Data rows:
• • • •

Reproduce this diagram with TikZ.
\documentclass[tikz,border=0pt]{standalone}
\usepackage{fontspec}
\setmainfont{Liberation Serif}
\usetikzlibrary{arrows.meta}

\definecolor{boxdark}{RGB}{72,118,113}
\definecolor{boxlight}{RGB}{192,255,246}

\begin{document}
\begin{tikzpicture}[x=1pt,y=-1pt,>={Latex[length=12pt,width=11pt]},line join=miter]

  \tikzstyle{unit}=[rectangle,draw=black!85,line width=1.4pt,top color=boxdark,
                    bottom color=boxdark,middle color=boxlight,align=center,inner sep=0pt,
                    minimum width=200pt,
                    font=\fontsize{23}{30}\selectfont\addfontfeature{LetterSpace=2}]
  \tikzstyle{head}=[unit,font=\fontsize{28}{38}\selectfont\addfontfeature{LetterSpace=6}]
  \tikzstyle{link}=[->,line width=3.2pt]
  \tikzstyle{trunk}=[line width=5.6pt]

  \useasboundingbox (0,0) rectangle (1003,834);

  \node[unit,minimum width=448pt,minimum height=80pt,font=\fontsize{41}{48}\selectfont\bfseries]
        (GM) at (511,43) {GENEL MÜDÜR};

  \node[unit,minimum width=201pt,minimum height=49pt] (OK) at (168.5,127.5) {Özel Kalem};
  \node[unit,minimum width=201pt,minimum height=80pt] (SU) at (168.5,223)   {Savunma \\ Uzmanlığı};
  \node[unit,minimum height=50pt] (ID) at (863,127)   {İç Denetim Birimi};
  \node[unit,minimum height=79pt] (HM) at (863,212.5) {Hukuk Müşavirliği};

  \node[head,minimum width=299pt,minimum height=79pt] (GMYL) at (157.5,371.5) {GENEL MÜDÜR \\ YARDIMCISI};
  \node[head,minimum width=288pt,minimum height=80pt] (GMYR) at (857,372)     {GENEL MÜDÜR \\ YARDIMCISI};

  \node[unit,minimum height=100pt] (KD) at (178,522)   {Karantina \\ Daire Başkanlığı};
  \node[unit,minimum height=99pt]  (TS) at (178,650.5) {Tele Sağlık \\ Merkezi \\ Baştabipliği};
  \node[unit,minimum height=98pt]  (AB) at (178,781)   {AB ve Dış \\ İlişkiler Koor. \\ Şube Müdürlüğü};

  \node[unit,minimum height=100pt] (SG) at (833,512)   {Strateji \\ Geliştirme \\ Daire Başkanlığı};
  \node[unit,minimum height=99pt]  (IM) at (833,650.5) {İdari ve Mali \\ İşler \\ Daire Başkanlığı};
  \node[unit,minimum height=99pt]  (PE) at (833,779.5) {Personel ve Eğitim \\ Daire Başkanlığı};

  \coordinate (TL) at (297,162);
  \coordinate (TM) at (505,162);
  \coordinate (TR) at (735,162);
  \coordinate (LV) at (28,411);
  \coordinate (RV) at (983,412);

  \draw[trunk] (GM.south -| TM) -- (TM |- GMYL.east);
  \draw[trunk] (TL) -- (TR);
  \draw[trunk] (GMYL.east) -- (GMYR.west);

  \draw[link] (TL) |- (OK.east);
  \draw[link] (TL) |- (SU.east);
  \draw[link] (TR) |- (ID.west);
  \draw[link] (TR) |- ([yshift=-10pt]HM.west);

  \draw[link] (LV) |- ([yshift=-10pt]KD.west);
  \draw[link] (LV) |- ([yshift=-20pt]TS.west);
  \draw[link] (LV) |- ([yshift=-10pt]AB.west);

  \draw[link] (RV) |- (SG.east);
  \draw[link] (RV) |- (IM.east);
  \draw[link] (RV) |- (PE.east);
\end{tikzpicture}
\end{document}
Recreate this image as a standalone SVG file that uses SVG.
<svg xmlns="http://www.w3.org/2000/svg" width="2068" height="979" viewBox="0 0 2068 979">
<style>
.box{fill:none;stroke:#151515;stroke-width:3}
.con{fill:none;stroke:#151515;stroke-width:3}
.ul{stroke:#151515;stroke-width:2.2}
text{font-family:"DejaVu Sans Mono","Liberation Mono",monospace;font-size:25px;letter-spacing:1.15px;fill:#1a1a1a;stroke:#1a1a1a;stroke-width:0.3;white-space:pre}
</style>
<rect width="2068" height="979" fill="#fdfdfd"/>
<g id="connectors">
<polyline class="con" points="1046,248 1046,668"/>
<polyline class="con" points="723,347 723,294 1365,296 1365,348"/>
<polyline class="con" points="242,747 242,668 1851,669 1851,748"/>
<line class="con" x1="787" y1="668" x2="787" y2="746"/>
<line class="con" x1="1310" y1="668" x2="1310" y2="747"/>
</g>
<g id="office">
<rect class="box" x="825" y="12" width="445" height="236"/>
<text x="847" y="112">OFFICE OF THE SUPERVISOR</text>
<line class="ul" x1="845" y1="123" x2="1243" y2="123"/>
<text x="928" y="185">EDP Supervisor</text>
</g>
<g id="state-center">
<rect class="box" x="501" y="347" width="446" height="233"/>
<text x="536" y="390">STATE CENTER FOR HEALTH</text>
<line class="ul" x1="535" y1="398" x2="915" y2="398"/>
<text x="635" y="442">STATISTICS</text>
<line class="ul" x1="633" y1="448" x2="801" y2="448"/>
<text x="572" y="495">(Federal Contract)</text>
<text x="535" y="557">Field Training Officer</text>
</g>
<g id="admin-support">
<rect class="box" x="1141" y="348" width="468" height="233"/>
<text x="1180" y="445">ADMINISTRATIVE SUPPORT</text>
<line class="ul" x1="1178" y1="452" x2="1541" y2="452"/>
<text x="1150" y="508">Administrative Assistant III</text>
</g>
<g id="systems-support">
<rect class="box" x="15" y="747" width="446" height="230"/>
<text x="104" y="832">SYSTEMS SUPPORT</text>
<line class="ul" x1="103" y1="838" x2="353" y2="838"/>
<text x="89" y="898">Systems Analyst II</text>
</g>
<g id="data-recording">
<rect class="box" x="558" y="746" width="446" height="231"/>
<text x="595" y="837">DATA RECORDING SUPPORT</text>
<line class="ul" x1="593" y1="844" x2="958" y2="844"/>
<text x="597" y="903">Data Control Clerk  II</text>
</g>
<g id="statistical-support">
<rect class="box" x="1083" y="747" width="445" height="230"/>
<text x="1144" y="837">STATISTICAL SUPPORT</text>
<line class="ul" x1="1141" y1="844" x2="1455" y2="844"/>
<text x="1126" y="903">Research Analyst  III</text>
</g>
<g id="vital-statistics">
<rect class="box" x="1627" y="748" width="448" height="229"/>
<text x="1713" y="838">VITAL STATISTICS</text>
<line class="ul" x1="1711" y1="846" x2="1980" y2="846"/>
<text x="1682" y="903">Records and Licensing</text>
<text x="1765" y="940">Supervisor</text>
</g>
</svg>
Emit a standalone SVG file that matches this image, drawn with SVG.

• • • •

Your task:
Write out the entries in full, exactly as given.

Finished exercise:
Reproduce this diagram with TikZ.
\documentclass[tikz,border=0pt]{standalone}
\usepackage{fontspec}
\setmainfont{Liberation Serif}
\usetikzlibrary{arrows.meta}

\definecolor{boxdark}{RGB}{72,118,113}
\definecolor{boxlight}{RGB}{192,255,246}

\begin{document}
\begin{tikzpicture}[x=1pt,y=-1pt,>={Latex[length=12pt,width=11pt]},line join=miter]

  \tikzstyle{unit}=[rectangle,draw=black!85,line width=1.4pt,top color=boxdark,
                    bottom color=boxdark,middle color=boxlight,align=center,inner sep=0pt,
                    minimum width=200pt,
                    font=\fontsize{23}{30}\selectfont\addfontfeature{LetterSpace=2}]
  \tikzstyle{head}=[unit,font=\fontsize{28}{38}\selectfont\addfontfeature{LetterSpace=6}]
  \tikzstyle{link}=[->,line width=3.2pt]
  \tikzstyle{trunk}=[line width=5.6pt]

  \useasboundingbox (0,0) rectangle (1003,834);

  \node[unit,minimum width=448pt,minimum height=80pt,font=\fontsize{41}{48}\selectfont\bfseries]
        (GM) at (511,43) {GENEL MÜDÜR};

  \node[unit,minimum width=201pt,minimum height=49pt] (OK) at (168.5,127.5) {Özel Kalem};
  \node[unit,minimum width=201pt,minimum height=80pt] (SU) at (168.5,223)   {Savunma \\ Uzmanlığı};
  \node[unit,minimum height=50pt] (ID) at (863,127)   {İç Denetim Birimi};
  \node[unit,minimum height=79pt] (HM) at (863,212.5) {Hukuk Müşavirliği};

  \node[head,minimum width=299pt,minimum height=79pt] (GMYL) at (157.5,371.5) {GENEL MÜDÜR \\ YARDIMCISI};
  \node[head,minimum width=288pt,minimum height=80pt] (GMYR) at (857,372)     {GENEL MÜDÜR \\ YARDIMCISI};

  \node[unit,minimum height=100pt] (KD) at (178,522)   {Karantina \\ Daire Başkanlığı};
  \node[unit,minimum height=99pt]  (TS) at (178,650.5) {Tele Sağlık \\ Merkezi \\ Baştabipliği};
  \node[unit,minimum height=98pt]  (AB) at (178,781)   {AB ve Dış \\ İlişkiler Koor. \\ Şube Müdürlüğü};

  \node[unit,minimum height=100pt] (SG) at (833,512)   {Strateji \\ Geliştirme \\ Daire Başkanlığı};
  \node[unit,minimum height=99pt]  (IM) at (833,650.5) {İdari ve Mali \\ İşler \\ Daire Başkanlığı};
  \node[unit,minimum height=99pt]  (PE) at (833,779.5) {Personel ve Eğitim \\ Daire Başkanlığı};

  \coordinate (TL) at (297,162);
  \coordinate (TM) at (505,162);
  \coordinate (TR) at (735,162);
  \coordinate (LV) at (28,411);
  \coordinate (RV) at (983,412);

  \draw[trunk] (GM.south -| TM) -- (TM |- GMYL.east);
  \draw[trunk] (TL) -- (TR);
  \draw[trunk] (GMYL.east) -- (GMYR.west);

  \draw[link] (TL) |- (OK.east);
  \draw[link] (TL) |- (SU.east);
  \draw[link] (TR) |- (ID.west);
  \draw[link] (TR) |- ([yshift=-10pt]HM.west);

  \draw[link] (LV) |- ([yshift=-10pt]KD.west);
  \draw[link] (LV) |- ([yshift=-20pt]TS.west);
  \draw[link] (LV) |- ([yshift=-10pt]AB.west);

  \draw[link] (RV) |- (SG.east);
  \draw[link] (RV) |- (IM.east);
  \draw[link] (RV) |- (PE.east);
\end{tikzpicture}
\end{document}
Recreate this image as a standalone SVG file that uses SVG.
<svg xmlns="http://www.w3.org/2000/svg" width="2068" height="979" viewBox="0 0 2068 979">
<style>
.box{fill:none;stroke:#151515;stroke-width:3}
.con{fill:none;stroke:#151515;stroke-width:3}
.ul{stroke:#151515;stroke-width:2.2}
text{font-family:"DejaVu Sans Mono","Liberation Mono",monospace;font-size:25px;letter-spacing:1.15px;fill:#1a1a1a;stroke:#1a1a1a;stroke-width:0.3;white-space:pre}
</style>
<rect width="2068" height="979" fill="#fdfdfd"/>
<g id="connectors">
<polyline class="con" points="1046,248 1046,668"/>
<polyline class="con" points="723,347 723,294 1365,296 1365,348"/>
<polyline class="con" points="242,747 242,668 1851,669 1851,748"/>
<line class="con" x1="787" y1="668" x2="787" y2="746"/>
<line class="con" x1="1310" y1="668" x2="1310" y2="747"/>
</g>
<g id="office">
<rect class="box" x="825" y="12" width="445" height="236"/>
<text x="847" y="112">OFFICE OF THE SUPERVISOR</text>
<line class="ul" x1="845" y1="123" x2="1243" y2="123"/>
<text x="928" y="185">EDP Supervisor</text>
</g>
<g id="state-center">
<rect class="box" x="501" y="347" width="446" height="233"/>
<text x="536" y="390">STATE CENTER FOR HEALTH</text>
<line class="ul" x1="535" y1="398" x2="915" y2="398"/>
<text x="635" y="442">STATISTICS</text>
<line class="ul" x1="633" y1="448" x2="801" y2="448"/>
<text x="572" y="495">(Federal Contract)</text>
<text x="535" y="557">Field Training Officer</text>
</g>
<g id="admin-support">
<rect class="box" x="1141" y="348" width="468" height="233"/>
<text x="1180" y="445">ADMINISTRATIVE SUPPORT</text>
<line class="ul" x1="1178" y1="452" x2="1541" y2="452"/>
<text x="1150" y="508">Administrative Assistant III</text>
</g>
<g id="systems-support">
<rect class="box" x="15" y="747" width="446" height="230"/>
<text x="104" y="832">SYSTEMS SUPPORT</text>
<line class="ul" x1="103" y1="838" x2="353" y2="838"/>
<text x="89" y="898">Systems Analyst II</text>
</g>
<g id="data-recording">
<rect class="box" x="558" y="746" width="446" height="231"/>
<text x="595" y="837">DATA RECORDING SUPPORT</text>
<line class="ul" x1="593" y1="844" x2="958" y2="844"/>
<text x="597" y="903">Data Control Clerk  II</text>
</g>
<g id="statistical-support">
<rect class="box" x="1083" y="747" width="445" height="230"/>
<text x="1144" y="837">STATISTICAL SUPPORT</text>
<line class="ul" x1="1141" y1="844" x2="1455" y2="844"/>
<text x="1126" y="903">Research Analyst  III</text>
</g>
<g id="vital-statistics">
<rect class="box" x="1627" y="748" width="448" height="229"/>
<text x="1713" y="838">VITAL STATISTICS</text>
<line class="ul" x1="1711" y1="846" x2="1980" y2="846"/>
<text x="1682" y="903">Records and Licensing</text>
<text x="1765" y="940">Supervisor</text>
</g>
</svg>
Emit a standalone SVG file that matches this image, drawn with SVG.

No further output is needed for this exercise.